= Barbara Harff =

German academic (born 1942)

Barbara Harff (born 17 July 1942) is professor of political science emerita at the U.S. Naval Academy in Annapolis, Maryland. In 2003 and again in 2005 she was a distinguished visiting professor at the Strassler Center for Holocaust and Genocide Studies at Clark University. Her research focuses on the causes, risks, and prevention of genocidal violence.

==Career==
Born in Kassel, Germany, Harff's Ph.D. dissertation at Northwestern University in 1981 applied the international legal doctrine of humanitarian intervention to genocide. It was published in 1984 as a monograph on Genocide and Human Rights. Before joining the US Naval Academy faculty in 1989, Harff held academic positions in the Department of Legal Studies, La Trobe University, in Melbourne, Australia; and the University of Illinois Chicago campus; she retired from the Naval Academy in 2005.

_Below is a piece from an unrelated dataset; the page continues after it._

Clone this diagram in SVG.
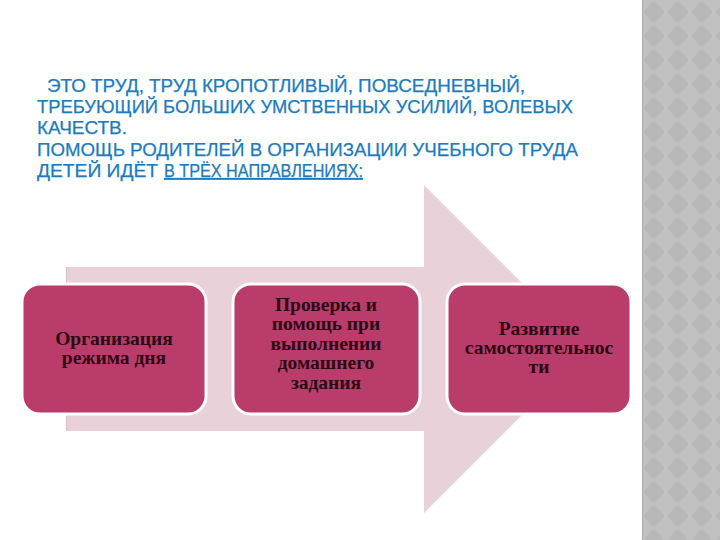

In the early 1980s, Harff began to develop a dataset on cases of genocide and political mass murder since 1945 to demonstrate that genocidal killings were far more common than widely believed. She identified and profiled 46 instances through 1985. This list provided the basis for systematic comparative analysis by her and others.

Harff's list of cases included mass killings that targeted political groups such as the victims of China's Cultural Revolution (1966–75) and the Muslim Brotherhood in Syria (1981–82), for which she termed the word "politicide". The inclusion of these episodes along with genocidal killings targeting ethnic and religious groups has been largely but not entirely accepted by other scholars and by policy makers. However, mass killings of political groups remain outside the legal definition of genocide formulated in the UN Genocide Convention of 1948.

From 1995, Harff served as senior consultant to the White House-initiated State Failure (now Political Instability) Task Force whose data set on state failures included her cases of genocide and politicide. In her work for the Task Force she designed data-based analyses of the preconditions and accelerators of genocidal killings for use by the Clinton and Bush Administrations. Her risk assessment model for genocide and its application to contemporary conflict situations was published in 2003.

She also developed an early warning model to identify local, national, and international events that help turn high-risk situations into full-fledged genocidal killings. She applied this model, which identified some 70 categories of actions, to information on events that preceded mass atrocities in Bosnia, Rwanda, Burundi, and the Democratic Republic of Congo.

Harff was one of the academic planners for the Swedish Foreign Ministry's 2004 Stockholm International Forum on the Prevention of Genocide, in which delegations from more than 50 states participated. In a followup to the forum she worked with Yehuda Bauer and others to establish the international Genocide Prevention Advisory Network. Since 2004 she has been asked to advise on genocide risks and prevention to the office of the UN Special Advisor on the Prevention of Genocide and to government agencies in Switzerland, Sweden, and the Netherlands.

In 2012, Harff accepted an offer to be a lecturer and visiting scholar at the University of Nevada, Las Vegas. In 2013 she was awarded the Raphael Lemkin Prize by the Auschwitz Institute for Peace and Reconciliation. The award was presented by the Auschwitz Institute's president, Fred Schwartz, at a conference at the Benjamin N. Cardozo School of Law.

==Publications and honors==
Other publications include Ethnic Conflict in World Politics and Essays in Honor of Helen Fein (2007), coedited with Joyce Apsel and published by the International Association of Genocide Scholars. She also has written some sixty articles and chapters on the international and comparative dimensions of massive human rights violations. She has held visiting appointments as PIOOM Fellow at the Center for the Study of Social Conflicts, University of Leiden (1993), and Uppsala University's Department of Peace and Conflict Research (1996–97).